-- Start Data --
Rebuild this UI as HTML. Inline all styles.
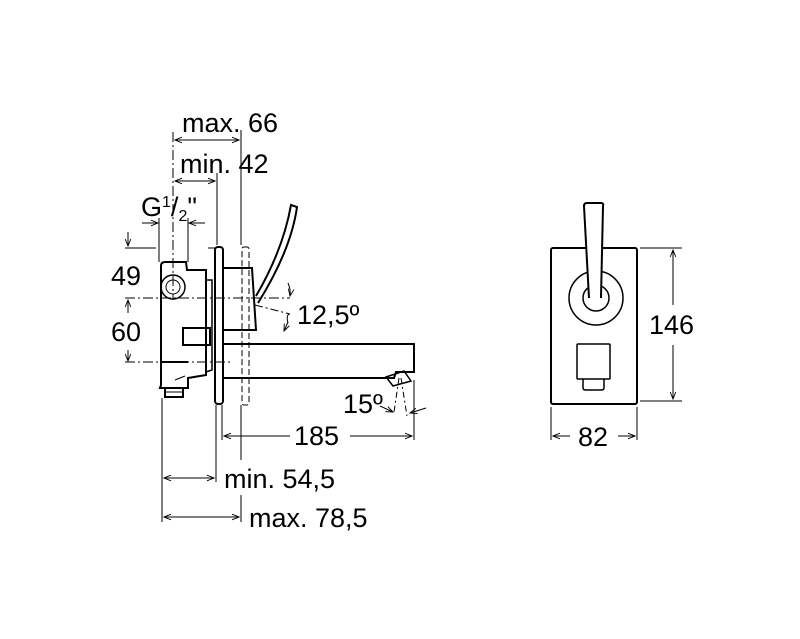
<!DOCTYPE html>
<html><head><meta charset="utf-8"><style>
html,body{margin:0;padding:0;background:#fff;}
svg{display:block}
text{font-family:"Liberation Sans",Arial,sans-serif;font-size:27px;fill:#000}
</style></head><body>
<svg width="800" height="639" viewBox="0 0 800 639" xmlns="http://www.w3.org/2000/svg">
<defs>
<marker id="a" viewBox="0 0 10 10" refX="10" refY="5" markerWidth="9" markerHeight="7" orient="auto-start-reverse" markerUnits="userSpaceOnUse"><path d="M0,1 L10,5 L0,9" fill="none" stroke="#000" stroke-width="1.3"/></marker>
</defs>
<g stroke="#000" fill="none" stroke-width="1">
<line x1="173" y1="132" x2="173" y2="300" stroke-dasharray="10,3,2,3"/>
<line x1="241" y1="130" x2="241" y2="245"/>
<line x1="217" y1="173" x2="217" y2="245"/>
<line x1="159" y1="218" x2="159" y2="262"/>
<line x1="188" y1="218" x2="188" y2="262"/>
<line x1="175" y1="140" x2="239" y2="140" marker-start="url(#a)" marker-end="url(#a)"/>
<line x1="175" y1="181" x2="215" y2="181" marker-start="url(#a)" marker-end="url(#a)"/>
<line x1="142" y1="223" x2="158" y2="223" marker-end="url(#a)"/>
<line x1="205" y1="223" x2="189" y2="223" marker-end="url(#a)"/>
<line x1="128" y1="232" x2="128" y2="246" marker-end="url(#a)"/>
<line x1="125" y1="248" x2="156" y2="248"/>
<line x1="208" y1="248" x2="216" y2="248"/>
<line x1="125" y1="298" x2="290" y2="298" stroke-dasharray="10,3,2,3"/>
<line x1="128" y1="313" x2="128" y2="300" marker-end="url(#a)"/>
<line x1="128" y1="350" x2="128" y2="361" marker-end="url(#a)"/>
<line x1="125" y1="362" x2="230" y2="362" stroke-dasharray="10,3,2,3"/>
<line x1="255" y1="305" x2="290" y2="314" stroke-dasharray="8,3,2,3"/>
<path d="M288,283 Q291,290 290,296" marker-end="url(#a)"/>
<path d="M288,323 Q286,316 289,314" />
<line x1="284" y1="331" x2="288" y2="322" marker-start="url(#a)"/>
<g stroke-width="2">
<path d="M161,385 L161,266 Q161,262 165,262 L186,262 L187,270 L206,270 L206,375 L188,378 L188,388 L160,388 Z"/>
<line x1="160" y1="362" x2="188" y2="362"/>
<rect x="165" y="388" width="18" height="9"/>
<path d="M183,328 L210,328 L210,345 L183,345 Z"/>
<path d="M206,280 L212,280 L212,370 L206,372" stroke-width="1.5"/>
<rect x="215" y="247" width="8" height="157" rx="3"/>
<path d="M223,268 L252,268 L256,330 L223,330"/>
<path d="M223,344 L414,344 L414,372 L396,372 L394,378 L223,378"/>
<path d="M386,377 L404,371 L411,381 L393,386 Z" stroke-width="1.5"/>
<path d="M256,296 Q283,250 291,205 L297,207 Q291,250 258,303" stroke-width="2"/>
<circle cx="173" cy="287" r="12" stroke-width="1.5"/>
<circle cx="173" cy="287" r="7" stroke-width="1"/>
</g>
<rect x="242" y="247" width="7" height="158" rx="2" stroke-dasharray="6,3"/>
<path d="M175,380 L185,376 M166,392 L182,392" stroke-width="1"/>
<line x1="399" y1="378" x2="394" y2="412" stroke-dasharray="6,3,2,3"/>
<line x1="401" y1="378" x2="407" y2="416" stroke-dasharray="6,3,2,3"/>
<line x1="380" y1="406" x2="393" y2="412" marker-end="url(#a)"/>
<line x1="426" y1="408" x2="410" y2="413" marker-end="url(#a)"/>
<line x1="162" y1="398" x2="162" y2="522"/>
<line x1="216" y1="405" x2="216" y2="482"/>
<line x1="222" y1="405" x2="222" y2="440"/>
<line x1="241" y1="405" x2="241" y2="460"/>
<line x1="241" y1="495" x2="241" y2="522"/>
<line x1="414" y1="380" x2="414" y2="440"/>
<line x1="224" y1="436" x2="290" y2="436" marker-start="url(#a)"/>
<line x1="350" y1="436" x2="412" y2="436" marker-end="url(#a)"/>
<line x1="164" y1="478" x2="214" y2="478" marker-start="url(#a)" marker-end="url(#a)"/>
<line x1="164" y1="517" x2="239" y2="517" marker-start="url(#a)" marker-end="url(#a)"/>
<g stroke-width="2">
<rect x="551" y="248" width="86" height="156" rx="2"/>
<circle cx="596" cy="298" r="27" stroke-width="1.5"/>
<circle cx="596" cy="298" r="13" stroke-width="1.5"/>
<path d="M589,298 L584,206 Q584,203 587,203 L601,203 Q604,203 603,206 L601,298" fill="#fff"/>
<rect x="577" y="344" width="33" height="35" rx="1" stroke-width="1.5"/>
<path d="M583,379 L583,388 Q583,390 586,390 L601,390 Q604,390 604,388 L604,379" stroke-width="1.5"/>
</g>
<line x1="640" y1="248" x2="682" y2="248"/>
<line x1="640" y1="401" x2="682" y2="401"/>
<line x1="673" y1="305" x2="673" y2="250" marker-end="url(#a)"/>
<line x1="673" y1="345" x2="673" y2="399" marker-end="url(#a)"/>
<line x1="551" y1="407" x2="551" y2="440"/>
<line x1="637" y1="407" x2="637" y2="440"/>
<line x1="570" y1="436" x2="553" y2="436" marker-end="url(#a)"/>
<line x1="618" y1="436" x2="635" y2="436" marker-end="url(#a)"/>
</g>
<text x="182" y="132">max. 66</text>
<text x="180" y="173">min. 42</text>
<text x="141" y="216">G<tspan font-size="16" dy="-9">1</tspan><tspan dy="9">/</tspan><tspan font-size="16" dy="5">2</tspan><tspan dy="-5">"</tspan></text>
<text x="111" y="285">49</text>
<text x="111" y="341">60</text>
<text x="297" y="324">12,5º</text>
<text x="343" y="413">15º</text>
<text x="294" y="445">185</text>
<text x="224" y="488">min. 54,5</text>
<text x="249" y="527">max. 78,5</text>
<text x="649" y="334">146</text>
<text x="578" y="446">82</text>
</svg>
</body></html>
-- End Data --
▸ Challenge
Copy out the whole listing exactly, and don't carry over any pictures.

▸ Task output
Rebuild this UI as HTML. Inline all styles.
<!DOCTYPE html>
<html><head><meta charset="utf-8"><style>
html,body{margin:0;padding:0;background:#fff;}
svg{display:block}
text{font-family:"Liberation Sans",Arial,sans-serif;font-size:27px;fill:#000}
</style></head><body>
<svg width="800" height="639" viewBox="0 0 800 639" xmlns="http://www.w3.org/2000/svg">
<defs>
<marker id="a" viewBox="0 0 10 10" refX="10" refY="5" markerWidth="9" markerHeight="7" orient="auto-start-reverse" markerUnits="userSpaceOnUse"><path d="M0,1 L10,5 L0,9" fill="none" stroke="#000" stroke-width="1.3"/></marker>
</defs>
<g stroke="#000" fill="none" stroke-width="1">
<line x1="173" y1="132" x2="173" y2="300" stroke-dasharray="10,3,2,3"/>
<line x1="241" y1="130" x2="241" y2="245"/>
<line x1="217" y1="173" x2="217" y2="245"/>
<line x1="159" y1="218" x2="159" y2="262"/>
<line x1="188" y1="218" x2="188" y2="262"/>
<line x1="175" y1="140" x2="239" y2="140" marker-start="url(#a)" marker-end="url(#a)"/>
<line x1="175" y1="181" x2="215" y2="181" marker-start="url(#a)" marker-end="url(#a)"/>
<line x1="142" y1="223" x2="158" y2="223" marker-end="url(#a)"/>
<line x1="205" y1="223" x2="189" y2="223" marker-end="url(#a)"/>
<line x1="128" y1="232" x2="128" y2="246" marker-end="url(#a)"/>
<line x1="125" y1="248" x2="156" y2="248"/>
<line x1="208" y1="248" x2="216" y2="248"/>
<line x1="125" y1="298" x2="290" y2="298" stroke-dasharray="10,3,2,3"/>
<line x1="128" y1="313" x2="128" y2="300" marker-end="url(#a)"/>
<line x1="128" y1="350" x2="128" y2="361" marker-end="url(#a)"/>
<line x1="125" y1="362" x2="230" y2="362" stroke-dasharray="10,3,2,3"/>
<line x1="255" y1="305" x2="290" y2="314" stroke-dasharray="8,3,2,3"/>
<path d="M288,283 Q291,290 290,296" marker-end="url(#a)"/>
<path d="M288,323 Q286,316 289,314" />
<line x1="284" y1="331" x2="288" y2="322" marker-start="url(#a)"/>
<g stroke-width="2">
<path d="M161,385 L161,266 Q161,262 165,262 L186,262 L187,270 L206,270 L206,375 L188,378 L188,388 L160,388 Z"/>
<line x1="160" y1="362" x2="188" y2="362"/>
<rect x="165" y="388" width="18" height="9"/>
<path d="M183,328 L210,328 L210,345 L183,345 Z"/>
<path d="M206,280 L212,280 L212,370 L206,372" stroke-width="1.5"/>
<rect x="215" y="247" width="8" height="157" rx="3"/>
<path d="M223,268 L252,268 L256,330 L223,330"/>
<path d="M223,344 L414,344 L414,372 L396,372 L394,378 L223,378"/>
<path d="M386,377 L404,371 L411,381 L393,386 Z" stroke-width="1.5"/>
<path d="M256,296 Q283,250 291,205 L297,207 Q291,250 258,303" stroke-width="2"/>
<circle cx="173" cy="287" r="12" stroke-width="1.5"/>
<circle cx="173" cy="287" r="7" stroke-width="1"/>
</g>
<rect x="242" y="247" width="7" height="158" rx="2" stroke-dasharray="6,3"/>
<path d="M175,380 L185,376 M166,392 L182,392" stroke-width="1"/>
<line x1="399" y1="378" x2="394" y2="412" stroke-dasharray="6,3,2,3"/>
<line x1="401" y1="378" x2="407" y2="416" stroke-dasharray="6,3,2,3"/>
<line x1="380" y1="406" x2="393" y2="412" marker-end="url(#a)"/>
<line x1="426" y1="408" x2="410" y2="413" marker-end="url(#a)"/>
<line x1="162" y1="398" x2="162" y2="522"/>
<line x1="216" y1="405" x2="216" y2="482"/>
<line x1="222" y1="405" x2="222" y2="440"/>
<line x1="241" y1="405" x2="241" y2="460"/>
<line x1="241" y1="495" x2="241" y2="522"/>
<line x1="414" y1="380" x2="414" y2="440"/>
<line x1="224" y1="436" x2="290" y2="436" marker-start="url(#a)"/>
<line x1="350" y1="436" x2="412" y2="436" marker-end="url(#a)"/>
<line x1="164" y1="478" x2="214" y2="478" marker-start="url(#a)" marker-end="url(#a)"/>
<line x1="164" y1="517" x2="239" y2="517" marker-start="url(#a)" marker-end="url(#a)"/>
<g stroke-width="2">
<rect x="551" y="248" width="86" height="156" rx="2"/>
<circle cx="596" cy="298" r="27" stroke-width="1.5"/>
<circle cx="596" cy="298" r="13" stroke-width="1.5"/>
<path d="M589,298 L584,206 Q584,203 587,203 L601,203 Q604,203 603,206 L601,298" fill="#fff"/>
<rect x="577" y="344" width="33" height="35" rx="1" stroke-width="1.5"/>
<path d="M583,379 L583,388 Q583,390 586,390 L601,390 Q604,390 604,388 L604,379" stroke-width="1.5"/>
</g>
<line x1="640" y1="248" x2="682" y2="248"/>
<line x1="640" y1="401" x2="682" y2="401"/>
<line x1="673" y1="305" x2="673" y2="250" marker-end="url(#a)"/>
<line x1="673" y1="345" x2="673" y2="399" marker-end="url(#a)"/>
<line x1="551" y1="407" x2="551" y2="440"/>
<line x1="637" y1="407" x2="637" y2="440"/>
<line x1="570" y1="436" x2="553" y2="436" marker-end="url(#a)"/>
<line x1="618" y1="436" x2="635" y2="436" marker-end="url(#a)"/>
</g>
<text x="182" y="132">max. 66</text>
<text x="180" y="173">min. 42</text>
<text x="141" y="216">G<tspan font-size="16" dy="-9">1</tspan><tspan dy="9">/</tspan><tspan font-size="16" dy="5">2</tspan><tspan dy="-5">"</tspan></text>
<text x="111" y="285">49</text>
<text x="111" y="341">60</text>
<text x="297" y="324">12,5º</text>
<text x="343" y="413">15º</text>
<text x="294" y="445">185</text>
<text x="224" y="488">min. 54,5</text>
<text x="249" y="527">max. 78,5</text>
<text x="649" y="334">146</text>
<text x="578" y="446">82</text>
</svg>
</body></html>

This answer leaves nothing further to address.